Knut wrote: ↑21 Aug 2017, 09:39
John Ruggero wrote: ↑21 Aug 2017, 00:01
If so, now simply replace the staccato dotted quarter note with a quarter note and eighth rest.
Well, then it wouldn't be a portato anymore.
Since a staccato dot is simply an abbreviation for shortening a note and adding a rest after it, one might think of the two notations as interchangeable for the purpose of understanding the subject under discussion.
One also needs to understand what the portato touch means and how it is achieved in piano playing. The psychology of portato is that the notes are straining to be connected, but something is working against this to the point where they don't quite achieve it. This is produced by the arm gesture proceeding normally but the fingers over-holding the key, exerting much more pressure than is normally used in legato so that the release shortly before playing the next note is also somewhat difficult to achieve. (The touch has sometimes been described as "sticky".) The purpose of the touch to create a very tense feeling in the music as if it is straining and working at cross purposes to itself. While this is probably not what David wants here, the use of the rest instead of the dot often means something similar. There is an attempt by the fingers to connect across the rest, but some other mechanism is preventing it, often the arm making a slight upward departure from the keyboard within the normal gesture for continuity. So there is a difference between releasing a key willingly, so to speak, versus releasing it unwillingly. The slur over the rest shows the unwilling release of the key.

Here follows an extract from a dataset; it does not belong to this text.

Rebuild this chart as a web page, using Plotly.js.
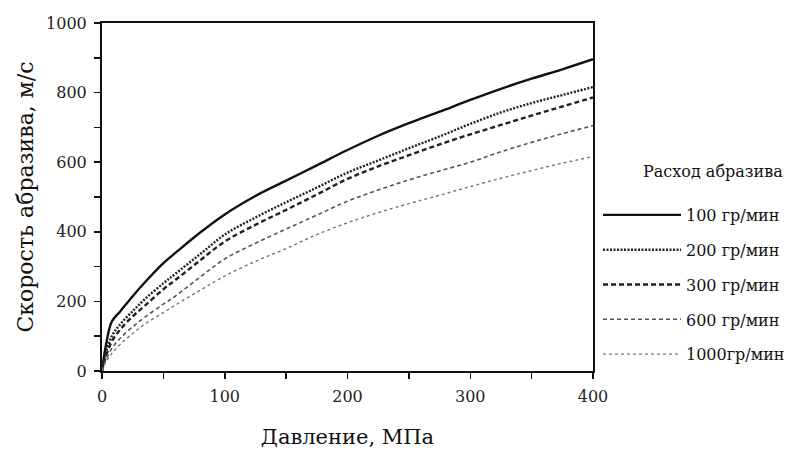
<!DOCTYPE html>
<html>
<head>
<meta charset="utf-8">
<script src="https://cdn.plot.ly/plotly-3.0.1.min.js"></script>
<style>html,body{margin:0;padding:0;background:#fff;}#chart{width:799px;height:453px;}</style>
</head>
<body>
<div id="chart"></div>
<script>
// Pressure, MPa
const pressure = [0, 3, 8, 15, 25, 35, 50, 60, 80, 100, 125, 150, 175, 200, 225, 250, 275, 300, 325, 350, 375, 400];
// Abrasive velocity, m/s, for each abrasive flow rate
const v100  = [0, 70, 142, 172, 215, 255, 310, 340, 398, 450, 503, 547, 591, 635, 676, 712, 745, 779, 811, 840, 867, 896];
const v200  = [0, 50, 100, 135, 172, 207, 252, 280, 336, 392, 441, 485, 527, 570, 605, 640, 674, 710, 743, 770, 793, 816];
const v300  = [0, 40, 85, 120, 157, 188, 235, 262, 318, 372, 420, 463, 507, 552, 588, 620, 651, 680, 707, 734, 760, 786];
const v600  = [0, 30, 65, 95, 127, 155, 192, 216, 270, 322, 367, 408, 448, 488, 520, 549, 575, 600, 630, 657, 682, 705];
const v1000 = [0, 25, 50, 77, 108, 135, 168, 190, 232, 273, 315, 352, 392, 426, 455, 481, 505, 530, 554, 576, 597, 616];
const seriesNames = ['100 гр/мин', '200 гр/мин', '300 гр/мин', '600 гр/мин', '1000гр/мин'];
const seriesValues = [v100, v200, v300, v600, v1000];
const legendTitle = 'Расход абразива';

const styles = [
  {color: '#111', width: 2.4, dash: 'solid'},
  {color: '#222', width: 2.4, dash: '2px,1.5px'},
  {color: '#222', width: 2.4, dash: '5px,3px'},
  {color: '#555', width: 1.6, dash: '4px,3px'},
  {color: '#777', width: 1.4, dash: '3px,3px'}
];

const traces = seriesValues.map((vals, i) => ({
  x: pressure, y: vals, type: 'scatter', mode: 'lines',
  name: seriesNames[i], legendgroup: 'g' + i,
  line: Object.assign({shape: 'spline', smoothing: 1}, styles[i])
}));

const serif = 'DejaVu Serif, serif';
const layout = {
  width: 799, height: 453,
  margin: {l: 102, r: 206, t: 23, b: 82},
  paper_bgcolor: '#fff', plot_bgcolor: '#fff',
  showlegend: true,
  legend: {
    xref: 'container', yref: 'container',
    x: 598 / 799, xanchor: 'left', y: 1 - 198 / 453, yanchor: 'top',
    font: {family: serif, size: 16, color: '#111'},
    itemwidth: 78, tracegroupgap: 11, traceorder: 'grouped',
    bgcolor: 'rgba(0,0,0,0)', borderwidth: 0
  },
  annotations: [{
    text: legendTitle, xref: 'paper', yref: 'paper',
    x: (713 - 102) / 491, y: (371 - 172) / 348, xanchor: 'center', yanchor: 'middle',
    showarrow: false, font: {family: serif, size: 16, color: '#111'}
  }],
  xaxis: {
    range: [0, 400], dtick: 100, tick0: 0,
    ticks: 'outside', ticklen: 6, tickwidth: 1.5, tickcolor: '#111',
    minor: {dtick: 50, ticks: 'outside', ticklen: 6, tickwidth: 1.5, tickcolor: '#111'},
    showline: true, linewidth: 2, linecolor: '#111', mirror: true,
    showgrid: false, zeroline: false, ticklabelstandoff: 4,
    tickfont: {family: serif, size: 16, color: '#222'},
    title: {text: 'Давление, МПа', font: {family: serif, size: 21, color: '#111'}, standoff: 24}
  },
  yaxis: {
    range: [0, 1000], dtick: 200, tick0: 0,
    ticks: 'outside', ticklen: 6, tickwidth: 1.5, tickcolor: '#111',
    minor: {dtick: 100, ticks: 'outside', ticklen: 6, tickwidth: 1.5, tickcolor: '#111'},
    showline: true, linewidth: 2, linecolor: '#111', mirror: true,
    showgrid: false, zeroline: false, ticklabelstandoff: 4,
    tickfont: {family: serif, size: 16, color: '#222'},
    title: {text: 'Скорость абразива, м/с', font: {family: serif, size: 22, color: '#111'}, standoff: 6}
  }
};

Plotly.newPlot('chart', traces, layout, {displayModeBar: false, staticPlot: true});
</script>
</body>
</html>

Knut wrote: ↑21 Aug 2017, 09:39
It sounds that what you are saying is that slurs in piano music not only is intended to show the legato groups, but serve an additional purpose that is completely technical, similarly to string instruments
Exactly. The arm gestures of piano playing are very much like bowing. And you are right, one must experience them oneself to really get it.
Also to be considered is that while slurs show legato groups, "legato" itself means more than simply "overlap the notes and then make a break". The slur means that the notes form a unbroken conceptual unit. This explains why slurs sometimes join on a single note or two tied notes. Two unbroken conceptual units are eliding. And just as elisions are shown in written language, so they must be shown in written music or the meaning is distorted, as when editors replace an elided group with a single slur.